March 12th, 2013 at 2:06 pm

This is great information. By teaching kids about sex and birth control we will absolutely reduce their chances of becoming pregnant. Personally I think open communication also reduces some of the allure and may even (hopefully) help kids wait a little longer. We were talking to our 14 year old daughter the other day and she made a joke about condoms. We asked her what her middle school has them about contraception and if she has ever seen a condom (We’ve talked to her about this stuff in depth and speak openly). Her response- “no, they told us we are too young so we shouldn’t even be thinking about having sex.”. This is not in C’ville- it is in Albemarle County.

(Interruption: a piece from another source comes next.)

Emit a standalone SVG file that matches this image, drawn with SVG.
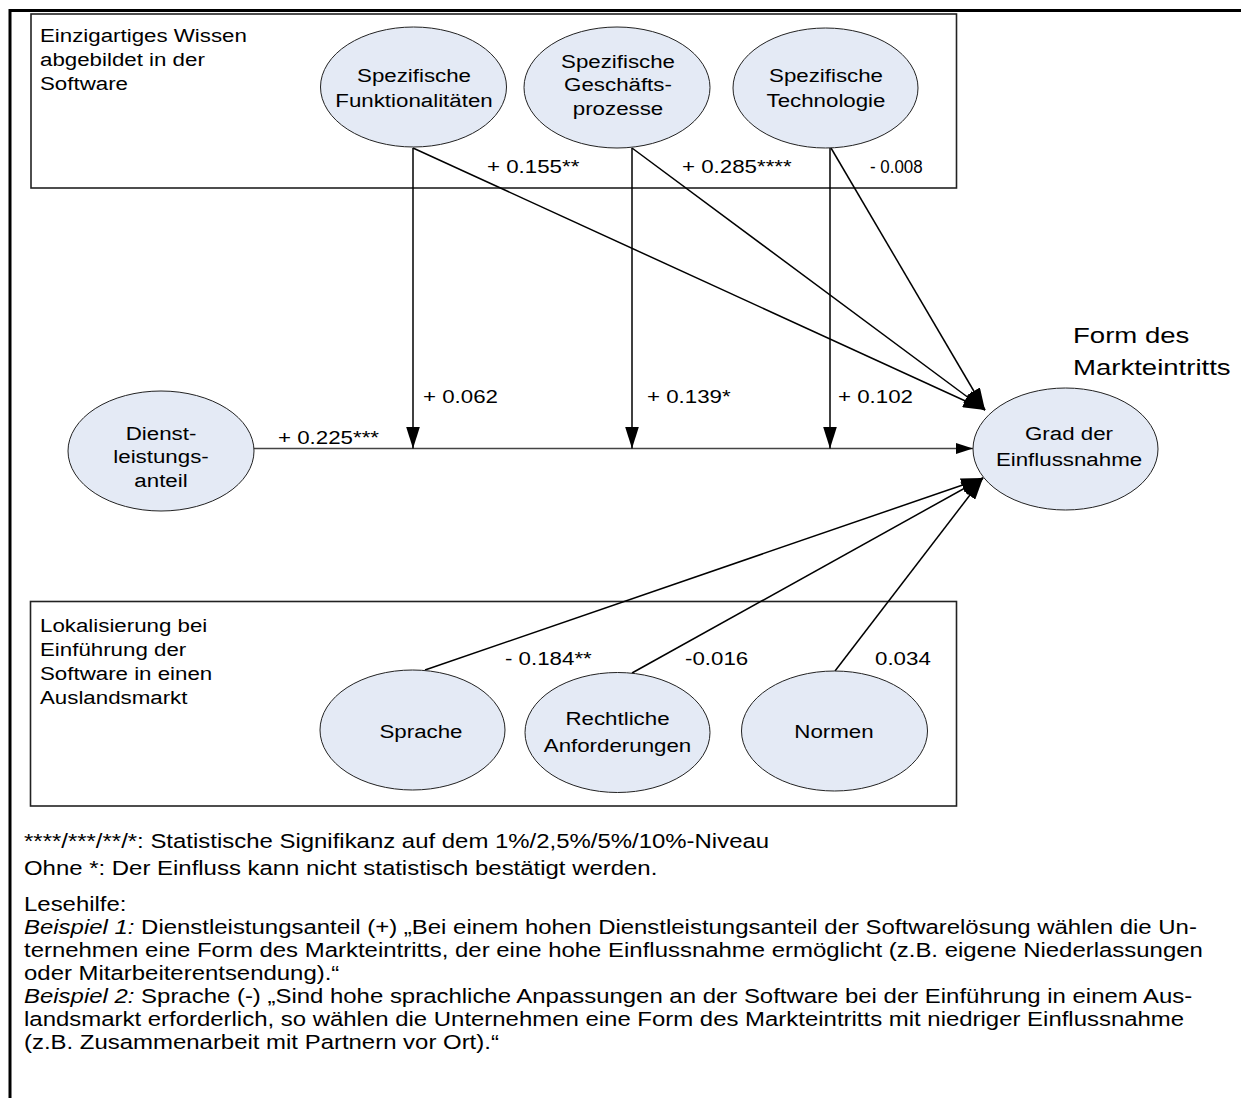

Do I agree they are too young in middle school? Absolutely. Do I think that is a reason to not educate them? Of course not. Not teaching them or telling them they are too young will only cause ignorance for those kids whose parents don’t tell them and increase their odds of having an unplanned pregnancy.

Study after study have shown that effective education- complete education- and access to contraception reduces unplanned pregnancies and (depending on contraceptive) STDs. I will never understand why states/ schools are afraid to use the information in developing their “family life” program. It’s not about morals or values; it’s about education.

March 13th, 2013 at 9:46 pm

Thank you so much for this insightful comment. I could not agree with you more, and I do not believe that this response to this question is unusual, unfortunately. At times, when I have been guest-teaching at local schools, I have been told that I am not “allowed” to address contraception, STIS, or sexual orientation/gender identity issues, even though there are no written prohibitions and FLE SOLs call for this knowledge to be imparted to students.

March 14th, 2013 at 11:16 am

This blog is great. I realy love it!